The high-altitude snowpack is only just beginning to melt, said the Yukon’s chief hydrologist Richard Janowicz, following the first wave of melting snow that intensified ice jams in the Yukon, Pelly and Porcupine rivers.

“The winter was colder than normal, so the ice is thicker than normal,” said Janowicz. “And that week or 10 days of really warm weather caused the lower-elevation snowpack to melt off very rapidly and that caused the ice to break up while (the river flow) was still very strong.”

Upper Liard, Mayo and Ross River are all on flood watch for the next few weeks as unblocked rivers begin to absorb heavy runoff from the mountains.

The Liard River’s water level forecast has worsened so much that plans to sandbag an existing dike have been abandoned. Instead, the dike will be permanently strengthened and repaired.

Sandbags wouldn’t be enough, said engineers from Vancouver-based EBA Engineering Consultants Ltd. after visiting the site on Monday

“It won’t be the dike that we want, but it’s going to be more than sandbags,” said Jean Legare, a resident of Upper Liard. “They’re going to patch the weak spots.”

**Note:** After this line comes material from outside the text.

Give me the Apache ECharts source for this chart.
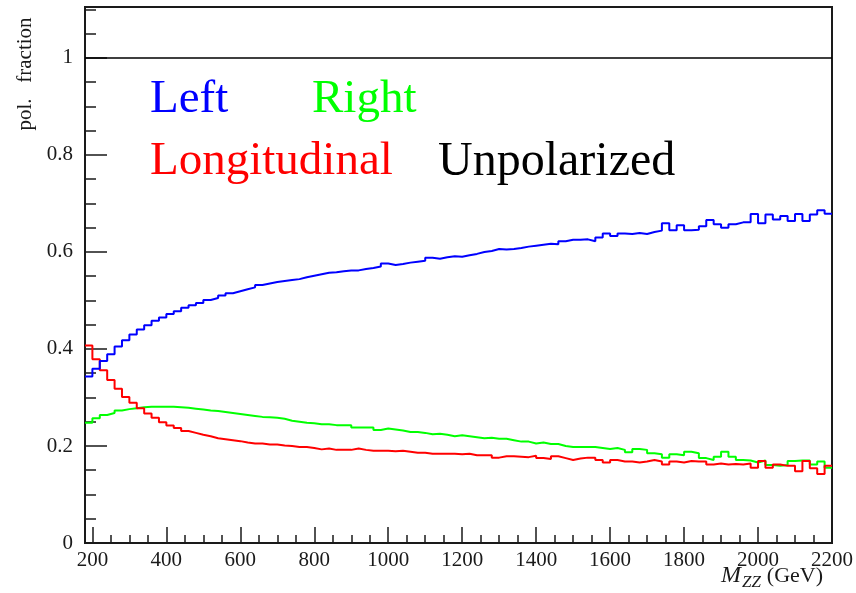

The Liard River Watershed’s snowpack conditions are “exceedingly above normal,” said Janowicz’s latest snowpack study, with peak flows in the river expected to be 159 per cent above normal levels.

Heavy snow around the Pelly and Stewart rivers have added both Mayo and Ross River to the list of vulnerable communities. A month ago, only Upper Liard made that list.

The predictions come on the heels of a busy week for emergency response crews, which had to respond to a surging Klondike River, an ice-jammed Yukon River, a rescue situation on the Pelly River and tense preparation for flooding in Old Crow that, thankfully, never happened.

“(The ice-jam flooding) is earlier than on the average” said Michael Templeton, manager of the Emergency Measures Organization. “It’s more events than what would be deemed a normal spring.”

A Yukon couple living upstream from Eagle, Alaska, which was decimated by flooding last week, is now back home and safe.

“Last I heard they’re cleaning up,” said Templeton, who added that he received an e-mail from them Thursday morning.

Emergency measures had been keeping tabs on them throughout the week, he said.

The Klondike Highway north of Carmacks and the Dempster Highway were closed due to rising water levels on the Nordenskiold and Peel rivers respectively.

The village of Carmacks requested sandbags from emergency measures’ stockpile, said Templeton.

“Fire and wildlife crews were there supporting the community and Highways and Public Works were working on the bridge there,” he said.

Volunteer firefighters waited by the Porcupine River to see if an ice jam would hold near Old Crow as well.

“The community and ourselves are very relieved that the ice broke and went out without causing any damage,” said Templeton.

The Rock Creek community near Dawson had to be evacuated when the Klondike River breached its banks on May 2.

“The local firefighters took the lead on that event,” said Templeton. “They arranged for a front-end loader to go in and help carry people out.”

This happened just as the Yukon River hit one of its highest water levels in recorded history, said Templeton.

“Right around the time of Rock Creek and before Old Crow, the Yukon River at Dawson did go up as well,” he said.

And a Faro man, Doug Hannah, had to save himself near the Pelly River after RCMP were slow to rescue him and his dogs.

A friend eventually came to rescue Hannah with an Argo, a move that the RCMP claimed they provided through emergency measures.

But according to Templeton, emergency measures received a call from Hannah and they informed the RCMP, after receiving assurances from Hannah that he was temporarily safe, said Templeton.

That was the extent of their involvement, he said.

“We don’t have any EMO staff in the communities,” he said. “We didn’t task out the search-and-rescue team because we had no request to task them out.”

“My understanding is that (the rescue team) were friends of the person (in distress.)”

Emergency rescue falls on the shoulders of municipal firefighters and the RCMP throughout the Yukon. The Emergency Measures Organization is a three-person team in Whitehorse that co-ordinates responses to these groups, said Templeton.

Every RCMP detachment has at least one boat, one snowmobile and one ATV, said RCMP spokesperson Mark Groves.